What you need to do ::
Give again, verbatim, the lines between the line that contains "Generate a web" and the line that contains "return Math.round(v *", counting both ends. Pictures are excluded from the copy.

%%

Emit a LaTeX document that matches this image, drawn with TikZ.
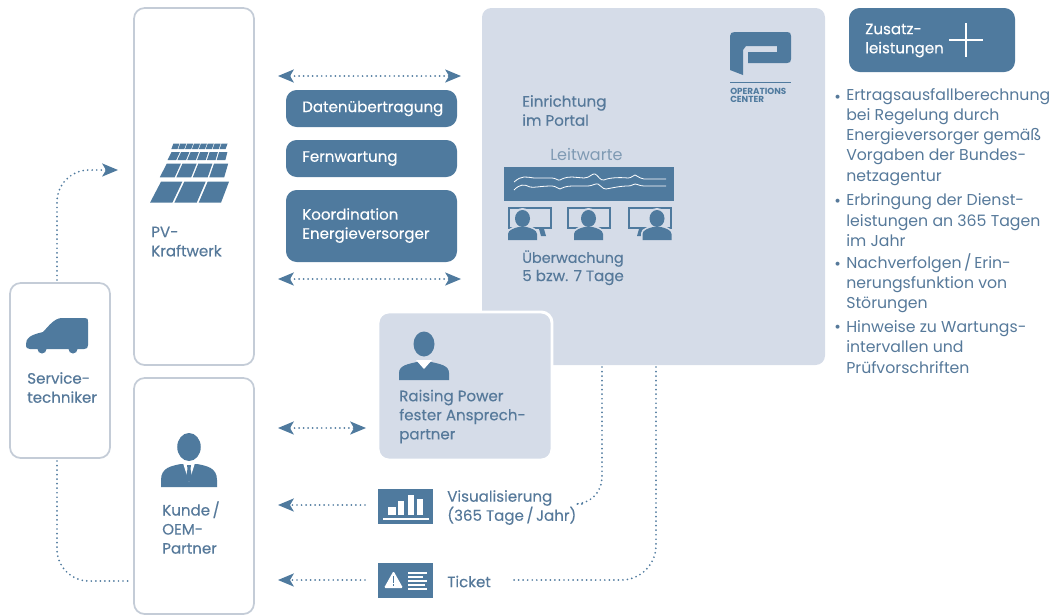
\documentclass[tikz,border=0pt]{standalone}
\usepackage{fontspec}
\setmainfont{Poppins}
\newfontfamily\med[FakeBold=0.35]{Poppins}
\newfontfamily\semi[FakeBold=0.12]{Poppins}
\usetikzlibrary{arrows.meta}
\definecolor{dk}{HTML}{4F7A9E}
\definecolor{txt}{HTML}{56799A}
\definecolor{pan}{HTML}{D5DCE8}
\definecolor{edge}{HTML}{C4CCD7}
\definecolor{soft}{HTML}{7F9AB3}
\newcommand\rbox[6]{\node[#6,minimum width={(#4-#2)*0.75pt},minimum height={(#5-#3)*0.75pt},inner sep=0pt,outer sep=0pt] (#1) at ({(#2+#4)/2},{(#3+#5)/2}) {};}
\newcommand\rpcells[8]{% n, y top, y bottom, left top, left bottom, right top, right bottom, gap
  \foreach \i in {1,...,#1}{
    \pgfmathsetmacro\aT{#4+(#6-#4)*(\i-1)/#1+#8/2}
    \pgfmathsetmacro\bT{#4+(#6-#4)*\i/#1-#8/2}
    \pgfmathsetmacro\aB{#5+(#7-#5)*(\i-1)/#1+#8/2}
    \pgfmathsetmacro\bB{#5+(#7-#5)*\i/#1-#8/2}
    \fill[dk] (\aT,#2) -- (\bT,#2) -- (\bB,#3) -- (\aB,#3) -- cycle;
  }}
\newcommand\rpbust[5]{% cx, head y, shoulders top, bottom, half width
  \fill[dk] (#1,#2) ellipse [x radius=#5*0.42,y radius=#5*0.5];
  \fill[dk] (#1-#5,#4) -- (#1-#5,#4-7) .. controls (#1-#5,#3+3) and (#1-#5*0.6,#3+2) .. (#1-#5*0.3,#3) -- (#1+#5*0.3,#3) .. controls (#1+#5*0.6,#3+2) and (#1+#5,#3+3) .. (#1+#5,#4-7) -- (#1+#5,#4) -- cycle;}
\tikzset{
  frame/.style={draw=edge,line width=1.3pt,fill=white,rounded corners=8pt},
  pill/.style={fill=dk,rounded corners=8pt},
  dots/.style={draw=dk,line width=1.45pt,line cap=round,dash pattern=on 0pt off 3.4pt},
  head/.style={-{Stealth[length=12pt,width=10pt,inset=3pt,color=dk,fill=dk,line width=0pt]}},
  bothhead/.style={{Stealth[length=12pt,width=10pt,inset=3pt,color=dk,fill=dk,line width=0pt]}-{Stealth[length=12pt,width=10pt,inset=3pt,color=dk,fill=dk,line width=0pt]}},
  lab/.style={text=txt,font=\med\fontsize{11.3pt}{14.3pt}\selectfont,align=left,anchor=west,inner sep=0pt,yshift=-0.4pt},
  wlab/.style={lab,text=white},
  plain/.style={lab,font=\semi\fontsize{11.3pt}{14.3pt}\selectfont},
  bul/.style={text=txt,font=\fontsize{11.8pt}{15.2pt}\selectfont,align=left,anchor=west,inner sep=0pt,yshift=-1pt},
  bulm/.style={bul,font=\fontsize{12pt}{12pt}\selectfont,yshift=-2pt},
}
\begin{document}
\begin{tikzpicture}[x=0.75pt,y=-0.75pt]
\useasboundingbox (0,0) rectangle (1057,615);
% boxes
\rbox{pv}{134}{8}{254}{365}{frame}
\rbox{kunde}{134}{378}{254}{614}{frame}
\rbox{svc}{10}{283}{110}{458}{frame}
\rbox{ops}{482}{8}{825}{365}{fill=pan,rounded corners=7pt}
\rbox{rp}{378}{312}{552}{460}{fill=pan,draw=white,line width=2.2pt,rounded corners=8pt}
\rbox{zus}{849}{8}{1015}{72}{pill}
\rbox{d1}{286}{90}{457}{127}{pill}
\rbox{d2}{286}{140}{457}{177}{pill}
\rbox{d3}{286}{190}{457}{262}{pill}
\rbox{viz}{378}{489}{433}{524}{fill=dk}
\rbox{tick}{378}{563}{433}{598}{fill=dk}
\rbox{bar}{504}{167}{674}{201}{fill=dk}
% coordinates for connectors
\coordinate (a1) at (278,76); \coordinate (a2) at (461,76);
\coordinate (b1) at (278,279); \coordinate (b2) at (461,279);
\coordinate (c1) at (278,428); \coordinate (c2) at (366,428);
\coordinate (e1) at (278,505); \coordinate (e2) at (365,505);
\coordinate (f1) at (278,580); \coordinate (f2) at (365,580);
\coordinate (up) at (57,280); \coordinate (upend) at (118,170);
\coordinate (dn) at (57,461); \coordinate (dnend) at (130,581);
\coordinate (v1) at (602,367); \coordinate (v2) at (582,504);
\coordinate (t1) at (656,367); \coordinate (t2) at (512,580);
\draw[dots,bothhead] (a1) -- (a2);
\draw[dots,bothhead] (b1) -- (b2);
\draw[dots,bothhead] (c1) -- (c2);
\draw[dots,head] (e2) -- (e1);
\draw[dots,head] (f2) -- (f1);
\draw[dots,head,rounded corners=24pt] (up) |- (upend);
\draw[dots,rounded corners=24pt] (dn) |- (dnend);
\draw[dots,rounded corners=20pt] (v1) |- (v2);
\draw[dots,rounded corners=26pt] (t1) |- (t2);
% solar panel
\rpcells{3}{181.7}{202.7}{160}{149}{230}{222}{2}
\rpcells{4}{163.5}{177.3}{166}{159}{229}{225}{1.6}
\rpcells{6}{152}{160}{171}{167}{228}{226}{1.2}
\rpcells{8}{143.5}{149}{173}{171}{228}{226}{0.8}
% van
\fill[dk] (26,344) .. controls (26,338) and (30,335) .. (43,332) .. controls (48,327) and (54,318) .. (62,318) -- (85,318) .. controls (88,318) and (88,319) .. (88,322) -- (88,345) .. controls (88,348) and (87,349) .. (84,349) -- (30,349) .. controls (27,349) and (26,348) .. (26,344) -- cycle;
\fill[dk] (42,349) circle [radius=4.5];
\fill[dk] (73,349) circle [radius=4.5];
% Kunde icon
\rpbust{189}{447}{464}{487}{28}
\fill[white] (183,463) -- (195,463) -- (189,482) -- cycle;
\fill[dk] (187,465) -- (191,465) -- (190.5,469) -- (192,477) -- (189,482) -- (186,477) -- (187.5,469) -- cycle;
% Raising icon
\rpbust{424}{344}{362}{380}{25}
\fill[white] (416,360) -- (432,360) -- (424,369) -- cycle;
% logo
\fill[dk] (730,36) .. controls (730,33) and (732,32) .. (735,32) -- (787,32) .. controls (790,32) and (791,33) .. (791,36) -- (791,59) .. controls (791,62) and (790,63) .. (787,63) -- (748,63) -- (748,52) -- (777,52) -- (777,46) -- (746,46) -- (743,50) -- (743,75) -- (730,70) -- cycle;
\draw[dk,line width=0.9pt] (730,82.5) -- (791,82.5);
\node[inner sep=0pt,anchor=west,align=left,text=dk,font=\bfseries\fontsize{6.6pt}{5.6pt}\selectfont] (logot) at (730,95.5) {OPERATIONS\\CENTER};
% plus
\draw[white,line width=1.1pt] (949,40) -- (983,40);
\draw[white,line width=1.1pt] (966,23) -- (966,57);
% chart
\fill[white] (388,507) rectangle (396,515);
\fill[white] (398,501) rectangle (404,515);
\fill[white] (408,495) rectangle (414,515);
\fill[white] (417,499) rectangle (423,515);
\fill[white] (383,518) rectangle (429,519.5);
% ticket
\fill[white,rounded corners=1pt] (384,588) -- (403,588) -- (393.5,571) -- cycle;
\fill[dk] (392.6,576) rectangle (394.4,583);
\fill[dk] (392.6,584.2) rectangle (394.4,586.2);
\foreach \yy/\xe in {572/427,576/423,580/427,584/425,588/427}{\fill[white] (408,\yy) rectangle (\xe,\yy+1.6);}
% wave
\draw[white,line width=0.6pt] (514,182) .. controls (522,175) and (526,177) .. (534,178) -- (552,178) .. controls (556,178) and (558,181) .. (560,180) .. controls (562,179) and (565,177) .. (572,177) -- (584,178) .. controls (590,178) and (592,173) .. (595,174) .. controls (598,175) and (600,181) .. (604,180) .. controls (608,178) and (618,177) .. (628,178) .. controls (632,178) and (633,175) .. (635,175) .. controls (637,175) and (638,178) .. (644,179) -- (666,179);
\draw[white,line width=0.6pt] (514,190) .. controls (520,184) and (524,184) .. (530,187) .. controls (534,188) and (540,186) .. (552,186) .. controls (556,186) and (558,189) .. (560,189) .. controls (562,188) and (566,186) .. (572,186) -- (588,186) .. controls (592,186) and (596,183) .. (598,184) .. controls (601,185) and (602,189) .. (606,189) .. controls (612,188) and (620,186) .. (628,186) .. controls (632,186) and (633,184) .. (635,184) .. controls (637,184) and (640,186) .. (644,186) -- (666,186);
% monitors
\foreach \mx in {509,568,629}{
  \draw[dk,line width=1.8pt] (\mx,208) rectangle (\mx+42,228);
}
\fill[dk] (539,229) -- (544,229) -- (546,236) -- (541,236) -- cycle;
\fill[dk] (644,229) -- (639,229) -- (637,236) -- (642,236) -- cycle;
\foreach \pc/\hw in {522.5/14.5,588.5/14.5,657/14.5}{
  \fill[pan] (\pc,218) ellipse [x radius=9,y radius=10];
  \fill[pan] (\pc-\hw-1.5,240) -- (\pc-\hw-1.5,233) .. controls (\pc-\hw-1.5,228) and (\pc-6,226) .. (\pc-4,225) -- (\pc+4,225) .. controls (\pc+6,226) and (\pc+\hw+1.5,228) .. (\pc+\hw+1.5,233) -- (\pc+\hw+1.5,240) -- cycle;
  \fill[dk] (\pc,218.5) ellipse [x radius=7.5,y radius=8.5];
  \fill[dk] (\pc-\hw,240) -- (\pc-\hw,234) .. controls (\pc-\hw,230) and (\pc-8,228) .. (\pc-4,227) -- (\pc+4,227) .. controls (\pc+8,228) and (\pc+\hw,230) .. (\pc+\hw,234) -- (\pc+\hw,240) -- cycle;
}
% texts
\node[wlab] (td1) at (302,108) {Datenübertragung};
\node[wlab] (td2) at (302,158) {Fernwartung};
\node[wlab] (td3) at (302,225) {Koordination\\Energieversorger};
\node[wlab] (tz) at (865,40) {Zusatz-\\leistungen};
\node[lab] (te) at (522,110) {Einrichtung\\im Portal};
\node[plain,text=soft,font=\fontsize{12pt}{14.3pt}\selectfont] (tl) at (550,154) {Leitwarte};
\node[lab,font=\med\fontsize{10.8pt}{14.3pt}\selectfont] (tu) at (522,258) {Überwachung};
\node[plain] (tu2) at (522,277) {5 bzw. 7 Tage};
\node[lab] (tpv) at (151,241) {PV-\\Kraftwerk};
\node[lab] (tsv) at (27,387) {Service-\\techniker};
\node[lab] (tk) at (162,527) {Kunde\,/\\OEM-\\Partner};
\node[lab] (tr1) at (399,397) {Raising Power};
\node[plain] (tr2) at (399,425.5) {fester Ansprech-\\partner};
\node[plain] (tv) at (447,507) {Visualisierung\\(365 Tage\,/\,Jahr)};
\node[lab] (tt) at (447,581) {Ticket};
\node[bulm] (bl1) at (834,95) {•};
\node[bulm] (bl2) at (834,199) {•};
\node[bulm] (bl3) at (834,262) {•};
\node[bulm] (bl4) at (834,325) {•};
\node[bul] (b1t) at (846,135.5) {Ertragsausfallberechnung\\bei Regelung durch\\Energieversorger gemäß\\Vorgaben der Bundes-\\netzagentur};
\node[bul] (b2t) at (846,219) {Erbringung der Dienst-\\leistungen an 365 Tagen\\im Jahr};
\node[bul] (b3t) at (846,282) {Nachverfolgen\,/\,Erin-\\nerungsfunktion von\\Störungen};
\node[bul] (b4t) at (846,345.5) {Hinweise zu Wartungs-\\intervallen und\\Prüfvorschriften};
\end{tikzpicture}
\end{document}
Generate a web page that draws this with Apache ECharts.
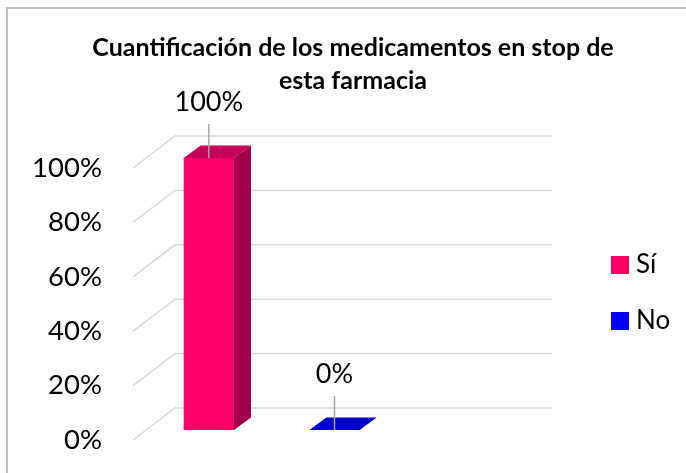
<!DOCTYPE html>
<html>
<head>
<meta charset="utf-8">
<script src="https://cdn.jsdelivr.net/npm/echarts@6/dist/echarts.min.js"></script>
<style>
html,body{margin:0;padding:0;background:#fff;}
#main{width:686px;height:473px;}
</style>
</head>
<body>
<div id="main"></div>
<script>
// ---- data ----
var categories = ['Sí', 'No', ''];
var seriesNames = ['Sí', 'No'];
var siValues = [[0, 1.0]];
var noValues = [[1, 0.0]];
var tickValues = [0, 0.2, 0.4, 0.6, 0.8, 1.0];
var titleText = 'Cuantificación de los medicamentos en stop de\nesta farmacia';

var chart = echarts.init(document.getElementById('main'), null, {renderer: 'canvas'});

var DEPTH_X = 42, DEPTH_Y = -32;       // floor/back-wall offset
var BAR_DX = 13, BAR_DY = -10;         // bar front offset into depth
var SIDE_DX = 17, SIDE_DY = -12.5;     // bar depth

function pct(v){ return Math.round(v * 100) + '%'; }

function barRenderer(front, side, top) {
  return function (params, api) {
    var idx = api.value(0), v = api.value(1);
    var pv = api.coord([idx, v]);
    var pb = api.coord([idx, 0]);
    var w = api.size([1, 0])[0] * 0.4;
    var cx = pv[0] + BAR_DX;
    var yT = pv[1] + BAR_DY, yB = pb[1] + BAR_DY;
    var xL = cx - w / 2, xR = cx + w / 2;
    var children = [];
    if (yB - yT > 0.5) {
      children.push({type: 'rect', shape: {x: xL, y: yT, width: w, height: yB - yT}, style: {fill: front}});
      children.push({type: 'polygon', shape: {points: [[xR, yT], [xR + SIDE_DX, yT + SIDE_DY], [xR + SIDE_DX, yB + SIDE_DY], [xR, yB]]}, style: {fill: side}});
    }
    children.push({type: 'polygon', shape: {points: [[xL, yT], [xL + SIDE_DX, yT + SIDE_DY], [xR + SIDE_DX, yT + SIDE_DY], [xR, yT]]}, style: {fill: top}});
    children.push({type: 'line', shape: {x1: cx, y1: yT - 34, x2: cx, y2: yT}, style: {stroke: '#a6a6a6', lineWidth: 1.5}});
    children.push({type: 'text', style: {text: pct(v), x: cx, y: yT - 56, align: 'center', verticalAlign: 'middle', font: '27px Lato', fill: '#000'}});
    return {type: 'group', children: children};
  };
}

var option = {
  backgroundColor: '#fff',
  animation: false,
  title: {
    text: titleText,
    left: 348,
    top: 26,
    textAlign: 'center',
    textStyle: {fontFamily: 'Lato', fontWeight: 'bold', fontSize: 25, lineHeight: 33, color: '#000'}
  },
  legend: {
    orient: 'vertical',
    left: 606,
    top: 247,
    itemWidth: 18,
    itemHeight: 18,
    itemGap: 30,
    icon: 'rect',
    data: seriesNames,
    textStyle: {fontFamily: 'Lato', fontSize: 26, lineHeight: 25, color: '#000', padding: [0, 0, 0, 2]}
  },
  graphic: [{
    type: 'rect', shape: {x: 7, y: 8, width: 720, height: 520},
    style: {fill: 'none', stroke: '#bfbfbf', lineWidth: 2}, silent: true
  }],
  grid: {left: 133, top: 168, width: 377, height: 272, containLabel: false},
  xAxis: {
    type: 'category', data: categories,
    axisLine: {show: false}, axisTick: {show: false}, axisLabel: {show: false}, splitLine: {show: false}
  },
  yAxis: {
    type: 'value', min: 0, max: 1, interval: 0.2,
    axisLine: {show: false}, axisTick: {show: false}, splitLine: {show: false},
    axisLabel: {formatter: pct, margin: 31, fontFamily: 'Lato', fontSize: 27.5, color: '#000'}
  },
  series: [
    {
      type: 'custom', name: '_grid', silent: true, z: 1,
      data: tickValues.map(function (t) { return [0, t]; }),
      renderItem: function (params, api) {
        var cs = params.coordSys;
        var y = api.coord([0, api.value(1)])[1];
        var x0 = cs.x;
        return {type: 'polyline', shape: {points: [[x0, y], [x0 + DEPTH_X, y + DEPTH_Y], [x0 + cs.width + DEPTH_X, y + DEPTH_Y]]},
          style: {stroke: '#d9d9d9', lineWidth: 1.5, fill: 'none'}};
      },
      tooltip: {show: false}
    },
    {
      type: 'custom', name: 'Sí', z: 3,
      itemStyle: {color: '#FF0066'},
      data: siValues,
      renderItem: barRenderer('#FF0066', '#A3004A', '#C7005A')
    },
    {
      type: 'custom', name: 'No', z: 3,
      itemStyle: {color: '#0000FF'},
      data: noValues,
      renderItem: barRenderer('#0000FF', '#00009E', '#0000C8')
    }
  ]
};
chart.setOption(option);
</script>
</body>
</html>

%%

Problem solution ::
Generate a web page that draws this with Apache ECharts.
<!DOCTYPE html>
<html>
<head>
<meta charset="utf-8">
<script src="https://cdn.jsdelivr.net/npm/echarts@6/dist/echarts.min.js"></script>
<style>
html,body{margin:0;padding:0;background:#fff;}
#main{width:686px;height:473px;}
</style>
</head>
<body>
<div id="main"></div>
<script>
// ---- data ----
var categories = ['Sí', 'No', ''];
var seriesNames = ['Sí', 'No'];
var siValues = [[0, 1.0]];
var noValues = [[1, 0.0]];
var tickValues = [0, 0.2, 0.4, 0.6, 0.8, 1.0];
var titleText = 'Cuantificación de los medicamentos en stop de\nesta farmacia';

var chart = echarts.init(document.getElementById('main'), null, {renderer: 'canvas'});

var DEPTH_X = 42, DEPTH_Y = -32;       // floor/back-wall offset
var BAR_DX = 13, BAR_DY = -10;         // bar front offset into depth
var SIDE_DX = 17, SIDE_DY = -12.5;     // bar depth

function pct(v){ return Math.round(v * 100) + '%'; }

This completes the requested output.